Les recherches en paléoclimatologie ont permis d'identifier l'origine de cette catastrophe. L'analyse fine des carottes de glace du Groenland et de l'Antarctique révèle une concentration extrêmement élevée de sulfates et de cendres volcaniques datant précisément de 536. Contrairement aux idées reçues, ce n'est pas une seule, mais probablement deux super-éruptions majeures, survenues à quelques années d'intervalle, qui en sont la cause. La localisation exacte du ou des volcans reste débattue, avec des candidats probables en Islande ou en Amérique du Nord. L'explosion projeta dans la stratosphère d'immenses quantités d'aérosols de soufre, formant un voile mondial qui réfléchit une partie du rayonnement solaire vers l'espace et provoqua un refroidissement global.
N.B. :
Les aérosols volcaniques ont un pouvoir réflectif bien supérieur à celui du CO2. Leur effet refroidissant est puissant mais relativement court (1 à 3 ans), contrairement au réchauffement induit par les gaz à effet de serre qui s'installe sur des siècles.
Les impacts de ce choc climatique furent profonds et durables.
N.B. :
La peste de Justinien (première pandémie de peste bubonique historiquement documentée, 541-542) n'a pas été directement causée par le refroidissement climatique. Cependant, les famines et les déplacements de population induits par les mauvaises récoltes ont créé des conditions sanitaires et sociales idéales pour l'émergence et la propagation explosive de la bactérie Yersinia pestis. Le choc climatique a ainsi été le multiplicateur de risque qui a transformé une épidémie localisée en une catastrophe démographique à l'échelle continentale. La peste de Justinien a perduré par vagues récurrentes pendant près de deux siècles (jusqu'aux alentours de 750).
| Période (CE) | Événement climatique / historique | Indicateur clé (carottes de glace) | Impact principal |
|---|---|---|---|
| 536 | Éruption volcanique majeure, "obscurcissement du soleil". | Pic extrême de sulfates, acide sulfurique. | Refroidissement soudain, été pourri, début des mauvaises récoltes. |
| 540 (env.) | Seconde éruption majeure probable. | Second pic de sulfates dans les carottes. | Prolongation et aggravation du refroidissement, absence de rétablissement climatique. |
| 541-542 | Émergence de la Peste de Justinien. | Pas de signal direct, mais contexte établi. | Décimation démographique massive, affaiblissement de l'Empire byzantin. |
| 536 - 660 (env.) | Période de refroidissement prolongé (LALIA). | Niveaux de sulfates élevés de manière soutenue. | Chute des rendements agricoles, famines récurrentes, restructurations sociales. |
Le refroidissement du 6e siècle n’est pas l’origine directe des conflits, mais un facteur d’amplification. Il accentue des tensions politiques, des rivalités territoriales et des déséquilibres sociaux préexistants, transformant des crises latentes en effondrements géopolitiques pour des décennies.

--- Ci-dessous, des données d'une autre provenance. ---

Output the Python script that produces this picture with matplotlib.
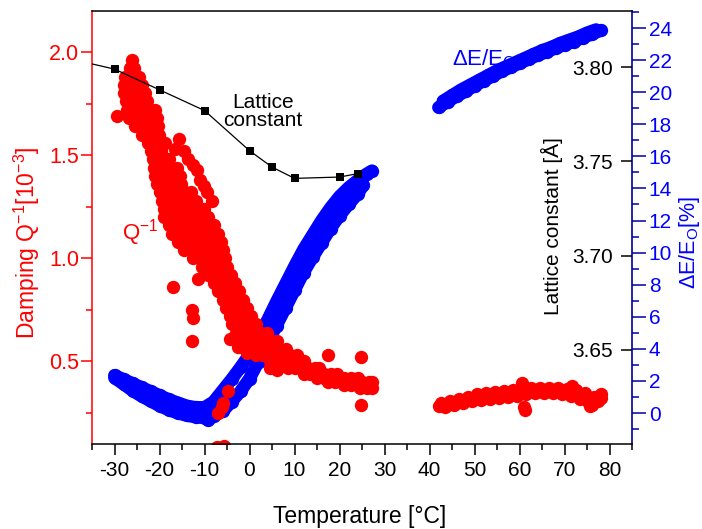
import matplotlib
matplotlib.use('Agg')
import matplotlib.pyplot as plt
from matplotlib.ticker import MultipleLocator, FixedLocator, FormatStrFormatter

plt.rcParams['font.family'] = ['Liberation Sans', 'DejaVu Sans']
plt.rcParams['mathtext.fontset'] = 'custom'
plt.rcParams['mathtext.rm'] = 'Liberation Sans'
plt.rcParams['mathtext.it'] = 'Liberation Sans:italic'
plt.rcParams['mathtext.bf'] = 'Liberation Sans:bold'
plt.rcParams['axes.unicode_minus'] = False

# ---------------- data ----------------
# Damping Q^-1 [1e-3], low-temperature run (dense cloud)
damp_low_T = [
    -26.2, -26.6, -25.6,
    -27.6, -26.5, -25.4, -24.6,
    -28.0, -26.9, -25.8, -24.7, -23.8,
    -27.8, -26.6, -25.4, -24.2, -23.2,
    -27.5, -26.3, -25.1, -23.9, -22.7,
    -27.2, -26.0, -24.7, -23.4, -22.1, -21.0,
    -26.8, -25.5, -24.2, -22.9, -21.6, -20.5,
    -25.4, -24.1, -22.8, -21.5, -20.4,
    -23.8, -22.6, -21.4, -20.2,
    -22.5, -21.2, -20.0, -18.8,
    -21.9, -20.8, -19.7,
    -21.5, -20.3, -19.1, -18.0,
    -21.2, -19.9, -18.6, -17.3, -16.2,
    -21.0, -19.6, -18.2, -16.8, -15.5,
    -20.6, -19.2, -17.8, -16.4, -15.2,
    -20.0, -18.6, -17.2, -15.8, -14.4, -13.0,
    -19.5, -18.0, -16.5, -15.0, -13.5, -12.0,
    -19.0, -17.5, -16.0, -14.5, -13.0, -11.5, -10.2,
    -18.9, -17.3, -15.7, -14.1, -12.5, -10.9, -9.3,
    -18.0, -16.5, -15.0, -13.5, -12.0, -10.5, -9.0, -8.0,
    -17.2, -15.7, -14.2, -12.7, -11.2, -9.7, -8.2, -7.0,
    -15.9, -14.5, -13.1, -11.7, -10.3, -8.9, -7.5, -6.4,
    -14.5, -13.0, -11.5, -10.0, -8.5, -7.0, -5.8,
    -12.5, -11.0, -9.6, -8.2, -6.8, -5.4,
    -10.5, -9.1, -7.7, -6.3, -5.0,
    -9.3, -8.0, -6.7, -5.4, -4.2,
    -8.0, -6.8, -5.6, -4.4, -3.3,
    -7.0, -5.8, -4.6, -3.4, -2.3,
    -6.0, -4.8, -3.6, -2.4, -1.4,
    -5.2, -4.0, -2.8, -1.6, -0.6,
    -4.4, -3.2, -2.0, -0.8, 0.4,
    -3.8, -2.5, -1.2, 0.1, 1.4,
    -3.0, -1.6, -0.2, 1.2, 2.6, 3.8,
    -2.0, -0.6, 0.8, 2.2, 3.6, 5.0, 6.0,
    -1.0, 0.5, 2.0, 3.5, 5.0, 6.5, 8.0,
    1.5, 3.0, 4.5, 6.0, 7.5, 9.0, 10.5,
    4.5, 6.0, 7.5, 9.0, 10.5, 12.0,
    8.5, 10.0, 11.5, 13.0, 14.5, 15.5,
    12.0, 13.5, 15.0, 16.5, 18.0, 19.5,
    15.0, 16.5, 18.0, 19.5, 21.0, 22.5, 24.0,
    17.5, 19.0, 20.5, 22.0, 23.5, 25.0, 26.5, 27.3,
    21.0, 22.5, 24.0, 25.5, 27.0,
    24.5, 26.0, 27.2,
]
damp_low_Q = (
    [1.96] + [1.92] * 2 + [1.88] * 4 + [1.84] * 5 + [1.80] * 5 + [1.76] * 5
    + [1.72] * 6 + [1.68] * 6 + [1.64] * 5 + [1.60] * 4 + [1.56] * 4
    + [1.52] * 3 + [1.48] * 4 + [1.44] * 5 + [1.40] * 5 + [1.36] * 5
    + [1.32] * 6 + [1.28] * 6 + [1.24] * 7 + [1.20] * 7 + [1.16] * 8
    + [1.12] * 8 + [1.08] * 8 + [1.04] * 7 + [1.00] * 6 + [0.96] * 5
    + [0.92] * 5 + [0.88] * 5 + [0.84] * 5 + [0.80] * 5 + [0.76] * 5
    + [0.72] * 5 + [0.68] * 5 + [0.64] * 6 + [0.60] * 7 + [0.56] * 7
    + [0.53] * 7 + [0.50] * 6 + [0.47] * 6 + [0.44] * 6 + [0.42] * 7
    + [0.40] * 8 + [0.385] * 5 + [0.37] * 3
)
# second lobe and scattered points of the low-temperature run
damp_out_T = [-16.6, -15.7, -14.6, -13.6, -12.6, -11.7, -11.0, -10.2, -9.5, -8.4,
              -29.5, -16.9, -11.4, -12.8, -12.5, -12.8, -4.3, -2.5, -0.6, 4.6,
              6.0, 17.5, 24.7, 24.7, -4.7, -5.9, -6.2, -7.1, -7.2, -5.6]
damp_out_Q = [1.53, 1.58, 1.52, 1.48, 1.45, 1.43, 1.38, 1.35, 1.32, 1.28,
              1.69, 0.86, 0.90, 0.75, 0.71, 0.60, 0.61, 0.57, 0.54, 0.47,
              0.46, 0.53, 0.52, 0.29, 0.355, 0.30, 0.28, 0.25, 0.085, 0.09]
# high-temperature run
damp_high_T = [42, 43, 44, 45, 46, 47, 48, 49, 50, 51, 52, 53, 54, 55, 56, 57, 58, 59,
               60, 61, 62, 63, 64, 65, 66, 67, 68, 69, 70, 71, 72, 73, 74, 75, 76, 77, 78,
               42.5, 44.5, 46.5, 48.5, 50.5, 52.5, 54.5, 56.5, 58.5, 60.5, 62.5, 64.5,
               66.5, 68.5, 70.5, 72.5, 74.5, 76.5, 78.0,
               43.5, 45.5, 47.5, 49.5, 51.5, 53.5, 55.5, 57.5, 59.5, 61.5, 63.5, 65.5,
               67.5, 69.5, 71.5, 73.5, 75.5, 77.5,
               60.5, 61.2, 71.6, 75.7, 76.0, 61.0]
damp_high_Q = [0.285, 0.29, 0.295, 0.30, 0.305, 0.31, 0.315, 0.32, 0.325, 0.325, 0.33,
               0.335, 0.335, 0.34, 0.34, 0.345, 0.345, 0.35, 0.35, 0.355, 0.355, 0.355,
               0.36, 0.36, 0.36, 0.36, 0.355, 0.355, 0.35, 0.35, 0.345, 0.34, 0.33,
               0.315, 0.31, 0.32, 0.325,
               0.30, 0.31, 0.32, 0.33, 0.34, 0.345, 0.35, 0.355, 0.36, 0.365, 0.37, 0.37,
               0.37, 0.37, 0.365, 0.36, 0.345, 0.33, 0.34,
               0.28, 0.29, 0.30, 0.31, 0.315, 0.32, 0.325, 0.33, 0.335, 0.34, 0.345,
               0.345, 0.345, 0.34, 0.335, 0.32, 0.30, 0.31,
               0.395, 0.265, 0.38, 0.285, 0.29, 0.28]

# Delta E / E0 [%]
dE_a_T = [-30, -28, -26, -24, -22, -20, -18, -16, -14, -12, -10, -9.2, -8, -6, -4, -2,
          0, 2, 4, 6, 8, 10, 12, 14, 16, 18, 20, 22, 24, 25.3]
dE_a_E = [2.2, 1.8, 1.4, 1.05, 0.75, 0.45, 0.2, 0.0, -0.15, -0.25, -0.3, -0.45, -0.2,
          0.1, 0.7, 1.35, 2.15, 3.2, 4.3, 5.45, 6.55, 7.65, 8.75, 9.7, 10.6, 11.5, 12.3,
          13.0, 13.65, 14.2]
dE_b_T = [-30, -28, -26, -24, -22, -20, -18, -16, -14, -12, -10, -8, -6, -4, -2,
          0, 2, 4, 6, 8, 10, 12, 14, 16, 18, 20, 22, 24, 26, 27.2]
dE_b_E = [2.35, 2.1, 1.85, 1.6, 1.35, 1.1, 0.85, 0.65, 0.45, 0.35, 0.35, 0.7, 1.4, 2.1,
          2.85, 3.65, 4.7, 5.8, 6.95, 8.05, 9.15, 10.2, 11.1, 12.0, 12.8, 13.5, 14.05,
          14.5, 14.9, 15.1]
dE_high_T = [42, 44, 46, 48, 50, 52, 54, 56, 58, 60, 62, 64, 66, 68, 70, 72, 74, 76, 78]
dE_high_E = [19.05, 19.4, 19.75, 20.05, 20.4, 20.7, 21.0, 21.3, 21.55, 21.8, 22.05,
             22.3, 22.5, 22.75, 22.95, 23.15, 23.4, 23.6, 23.85]
dE_high2_T = [43, 45, 47, 49, 51, 53, 55, 57, 59, 61, 63, 65, 67, 69, 71, 73, 75, 77]
dE_high2_E = [19.45, 19.8, 20.15, 20.45, 20.75, 21.05, 21.35, 21.6, 21.85, 22.1, 22.35,
              22.6, 22.8, 23.05, 23.25, 23.45, 23.7, 23.9]

# Lattice constant [A]
lat_T = [-40, -30, -20, -10, 0, 5, 10, 20, 24]
lat_a = [3.8045, 3.799, 3.788, 3.777, 3.7557, 3.747, 3.741, 3.7417, 3.7435]

x_ticks = [-30, -20, -10, 0, 10, 20, 30, 40, 50, 60, 70, 80]
lat_ticks = [3.65, 3.70, 3.75, 3.80]

RED = '#FF0000'
BLUE = '#0000FF'
SPINE_BLUE = '#0000A0'

# ---------------- figure ----------------
fig = plt.figure(figsize=(7.02, 5.29), dpi=100, facecolor='white')
rect = [92 / 702, 1 - 444 / 529, 540 / 702, (444 - 10.7) / 529]
ax = fig.add_axes(rect)
ax3 = ax.twinx()
ax2 = ax.twinx()
ax3.set_zorder(1)
ax.set_zorder(2)
ax2.set_zorder(3)
ax.patch.set_visible(False)
ax2.patch.set_visible(False)
ax3.patch.set_facecolor('white')

ms = 9.6
# blue modulus defect
for tt, ee in [(dE_a_T, dE_a_E), (dE_b_T, dE_b_E), (dE_high_T, dE_high_E), (dE_high2_T, dE_high2_E)]:
    ax3.plot(tt, ee, '-o', color=BLUE, lw=9.2, ms=ms, mew=0,
             solid_capstyle='round', solid_joinstyle='round')

# red damping
ax.plot(damp_low_T, damp_low_Q, 'o', color=RED, ms=ms, mew=0)
ax.plot(damp_out_T, damp_out_Q, 'o', color=RED, ms=ms, mew=0)
ax.plot(damp_high_T, damp_high_Q, 'o', color=RED, ms=ms, mew=0)

# lattice constant
ax2.plot(lat_T, lat_a, '-s', color='black', lw=0.9, ms=6.2, mew=0)

# limits
ax.set_xlim(-35, 85)
ax.set_ylim(0.1, 2.2)
ax2.set_ylim(3.60, 3.83)
ax3.set_ylim(-1.93, 25.08)

# spines
for a in (ax2, ax3):
    for s in a.spines.values():
        s.set_visible(False)
ax3.spines['right'].set_visible(True)
ax3.spines['right'].set_color(SPINE_BLUE)
ax3.spines['right'].set_linewidth(1.2)
ax.spines['right'].set_visible(False)
ax.spines['left'].set_color(RED)
ax.spines['left'].set_linewidth(1.1)
ax.spines['top'].set_linewidth(1.1)
ax.spines['bottom'].set_linewidth(1.1)

# x axis
ax.xaxis.set_major_locator(FixedLocator(x_ticks))
ax.xaxis.set_minor_locator(MultipleLocator(5))
ax.tick_params(axis='x', which='major', direction='out', length=8, width=1.1,
               labelsize=15, pad=4, top=False)
ax.tick_params(axis='x', which='minor', direction='out', length=4, width=1.1, top=False)

# left axis (damping)
ax.yaxis.set_major_locator(MultipleLocator(0.5))
ax.yaxis.set_minor_locator(MultipleLocator(0.25))
ax.yaxis.set_major_formatter(FormatStrFormatter('%.1f'))
ax.tick_params(axis='y', which='major', direction='out', length=8, width=1.1,
               color=RED, labelcolor=RED, labelsize=15.5, pad=1)
ax.tick_params(axis='y', which='minor', direction='out', length=4, width=1.1, color=RED)

# lattice axis (ticks inward, labels inside)
ax2.yaxis.set_major_locator(FixedLocator(lat_ticks))
ax2.yaxis.set_minor_locator(FixedLocator([]))
ax2.yaxis.set_major_formatter(FormatStrFormatter('%.2f'))
ax2.tick_params(axis='y', which='major', direction='in', length=8, width=1.1,
                color='black', labelcolor='black', labelsize=15, pad=-14)
for t in ax2.yaxis.get_major_ticks():
    t.label2.set_horizontalalignment('right')

# delta E axis
ax3.yaxis.set_major_locator(MultipleLocator(2))
ax3.yaxis.set_minor_locator(MultipleLocator(1))
ax3.tick_params(axis='y', which='major', direction='out', length=10, width=1.1,
                color=SPINE_BLUE, labelcolor=BLUE, labelsize=15, pad=2)
ax3.tick_params(axis='y', which='minor', direction='out', length=5, width=1.1,
                color=SPINE_BLUE)

# labels
fig.text(360 / 702, 1 - 516 / 529, 'Temperature [°C]', fontsize=16.5,
         ha='center', va='center')
fig.text(27 / 702, 1 - 243 / 529, 'Damping Q$^{-1}$[10$^{-3}$]', fontsize=16.5,
         color=RED, rotation=90, ha='center', va='center')
fig.text(551.7 / 702, 1 - 226 / 529, 'Lattice constant [Å]', fontsize=15,
         color='black', rotation=90, ha='center', va='center')
fig.text(689 / 702, 1 - 242 / 529, 'ΔE/E$_\\mathrm{O}$[%]', fontsize=15.5,
         color=BLUE, rotation=90, ha='center', va='center')

# in-plot annotations
ax2.text(3.0, 3.7765, 'Lattice\nconstant', fontsize=15, ha='center', va='center',
         linespacing=0.9, color='black')
ax.text(-28.4, 1.09, 'Q$^{-1}$', fontsize=16, color=RED, ha='left', va='baseline')
ax3.text(44.9, 21.65, 'ΔE/E$_\\mathrm{O}$', fontsize=16, color=BLUE,
         ha='left', va='baseline')

fig.savefig('out.png', dpi=100, facecolor='white')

L'étude du Petit Âge Glaciaire de l'Antiquité tardive offre une perspective cruciale. Elle montre à quel point le système climatique terrestre peut basculer rapidement suite à une perturbation majeure, avec des conséquences qui dépassent largement le domaine environnemental pour remodeler complètement les sociétés humaines. Dans un monde aujourd'hui confronté à un réchauffement rapide d'origine anthropique, cet épisode rappelle la vulnérabilité intrinsèque des civilisations face aux bouleversements du climat. Il souligne également l'importance des archives naturelles, comme les carottes de glace, pour décrypter notre passé et mieux comprendre les dynamiques complexes du système Terre.